## BEGIN Dataset extract

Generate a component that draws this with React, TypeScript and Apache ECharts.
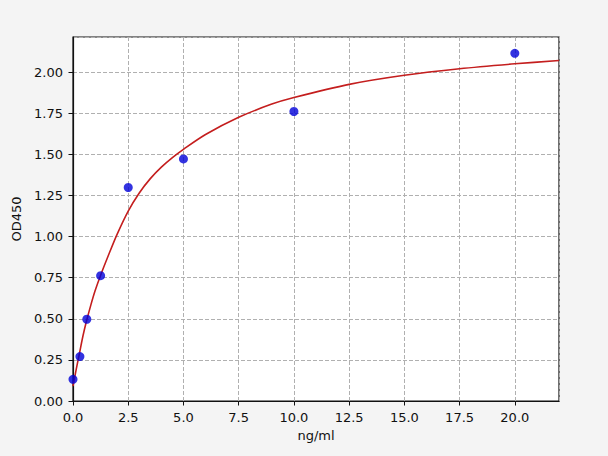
import React, { useEffect, useRef } from "react";
import * as echarts from "echarts";

const pointX = [0, 0.3125, 0.625, 1.25, 2.5, 5, 10, 20];
const pointY = [0.132, 0.27, 0.497, 0.762, 1.298, 1.472, 1.76, 2.114];

const curveX = [0, 0.15, 0.3, 0.45, 0.6, 0.8, 1.0, 1.25, 1.6, 2.0, 2.5, 3.0, 3.5, 4.0, 4.5, 5.0, 6.0, 7.5, 9.0, 10, 12.5, 15, 17.5, 20, 22];
const curveY = [0.09, 0.195, 0.295, 0.395, 0.48, 0.58, 0.67, 0.765, 0.885, 1.015, 1.155, 1.265, 1.352, 1.422, 1.48, 1.53, 1.62, 1.725, 1.805, 1.845, 1.925, 1.98, 2.02, 2.05, 2.07];

const xName = "ng/ml";
const yName = "OD450";

export default function App() {
  const ref = useRef<HTMLDivElement>(null);
  useEffect(() => {
    document.body.style.margin = "0";
    const chart = echarts.init(ref.current!, null, { renderer: "svg" });
    const font = "DejaVu Sans";
    const txt = { fontFamily: font, fontSize: 13, color: "#111" };
    chart.setOption({
      animation: false,
      backgroundColor: "#f4f4f4",
      grid: {
        left: 73,
        right: 49,
        top: 37,
        bottom: 55,
        show: true,
        backgroundColor: "#ffffff",
        borderColor: "#111",
        borderWidth: 1.2,
      },
      xAxis: {
        type: "value",
        min: 0,
        max: 22,
        interval: 2.5,
        name: xName,
        nameLocation: "middle",
        nameGap: 28,
        nameTextStyle: txt,
        axisLine: { show: true, lineStyle: { color: "#111", width: 1.2 } },
        axisTick: { show: true, length: 4.5, lineStyle: { color: "#111" } },
        axisLabel: {
          ...txt,
          margin: 9.5,
          showMaxLabel: false,
          formatter: (v: number) => v.toFixed(1),
        },
        splitLine: { show: true, lineStyle: { color: "#b0b0b0", type: [4, 2], width: 1 } },
      },
      yAxis: {
        type: "value",
        min: 0,
        max: 2.213,
        interval: 0.25,
        name: yName,
        nameLocation: "middle",
        nameGap: 40,
        nameTextStyle: txt,
        axisLine: { show: true, lineStyle: { color: "#111", width: 1.2 } },
        axisTick: { show: true, length: 4.5, lineStyle: { color: "#111" } },
        axisLabel: {
          ...txt,
          margin: 10,
          showMaxLabel: false,
          formatter: (v: number) => v.toFixed(2),
        },
        splitLine: { show: true, lineStyle: { color: "#b0b0b0", type: [4, 2], width: 1 } },
      },
      series: [
        {
          type: "line",
          data: curveX.map((x, i) => [x, curveY[i]]),
          smooth: 0.3,
          showSymbol: false,
          lineStyle: { color: "#c41e1e", width: 1.6 },
          z: 2,
        },
        {
          type: "scatter",
          data: pointX.map((x, i) => [x, pointY[i]]),
          symbolSize: 9,
          itemStyle: { color: "#0000d8" },
          z: 3,
        },
      ],
    });
    return () => chart.dispose();
  }, []);
  return <div ref={ref} style={{ width: 608, height: 456 }} />;
}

## END Dataset extract

▶ [Your task]:
Extract the full listing exactly, with the pictures left out.

▶ [Task answer]:
Generate a component that draws this with React, TypeScript and Apache ECharts.
import React, { useEffect, useRef } from "react";
import * as echarts from "echarts";

const pointX = [0, 0.3125, 0.625, 1.25, 2.5, 5, 10, 20];
const pointY = [0.132, 0.27, 0.497, 0.762, 1.298, 1.472, 1.76, 2.114];

const curveX = [0, 0.15, 0.3, 0.45, 0.6, 0.8, 1.0, 1.25, 1.6, 2.0, 2.5, 3.0, 3.5, 4.0, 4.5, 5.0, 6.0, 7.5, 9.0, 10, 12.5, 15, 17.5, 20, 22];
const curveY = [0.09, 0.195, 0.295, 0.395, 0.48, 0.58, 0.67, 0.765, 0.885, 1.015, 1.155, 1.265, 1.352, 1.422, 1.48, 1.53, 1.62, 1.725, 1.805, 1.845, 1.925, 1.98, 2.02, 2.05, 2.07];

const xName = "ng/ml";
const yName = "OD450";

export default function App() {
  const ref = useRef<HTMLDivElement>(null);
  useEffect(() => {
    document.body.style.margin = "0";
    const chart = echarts.init(ref.current!, null, { renderer: "svg" });
    const font = "DejaVu Sans";
    const txt = { fontFamily: font, fontSize: 13, color: "#111" };
    chart.setOption({
      animation: false,
      backgroundColor: "#f4f4f4",
      grid: {
        left: 73,
        right: 49,
        top: 37,
        bottom: 55,
        show: true,
        backgroundColor: "#ffffff",
        borderColor: "#111",
        borderWidth: 1.2,
      },
      xAxis: {
        type: "value",
        min: 0,
        max: 22,
        interval: 2.5,
        name: xName,
        nameLocation: "middle",
        nameGap: 28,
        nameTextStyle: txt,
        axisLine: { show: true, lineStyle: { color: "#111", width: 1.2 } },
        axisTick: { show: true, length: 4.5, lineStyle: { color: "#111" } },
        axisLabel: {
          ...txt,
          margin: 9.5,
          showMaxLabel: false,
          formatter: (v: number) => v.toFixed(1),
        },
        splitLine: { show: true, lineStyle: { color: "#b0b0b0", type: [4, 2], width: 1 } },
      },
      yAxis: {
        type: "value",
        min: 0,
        max: 2.213,
        interval: 0.25,
        name: yName,
        nameLocation: "middle",
        nameGap: 40,
        nameTextStyle: txt,
        axisLine: { show: true, lineStyle: { color: "#111", width: 1.2 } },
        axisTick: { show: true, length: 4.5, lineStyle: { color: "#111" } },
        axisLabel: {
          ...txt,
          margin: 10,
          showMaxLabel: false,
          formatter: (v: number) => v.toFixed(2),
        },
        splitLine: { show: true, lineStyle: { color: "#b0b0b0", type: [4, 2], width: 1 } },
      },
      series: [
        {
          type: "line",
          data: curveX.map((x, i) => [x, curveY[i]]),
          smooth: 0.3,
          showSymbol: false,
          lineStyle: { color: "#c41e1e", width: 1.6 },
          z: 2,
        },
        {
          type: "scatter",
          data: pointX.map((x, i) => [x, pointY[i]]),
          symbolSize: 9,
          itemStyle: { color: "#0000d8" },
          z: 3,
        },
      ],
    });
    return () => chart.dispose();
  }, []);
  return <div ref={ref} style={{ width: 608, height: 456 }} />;
}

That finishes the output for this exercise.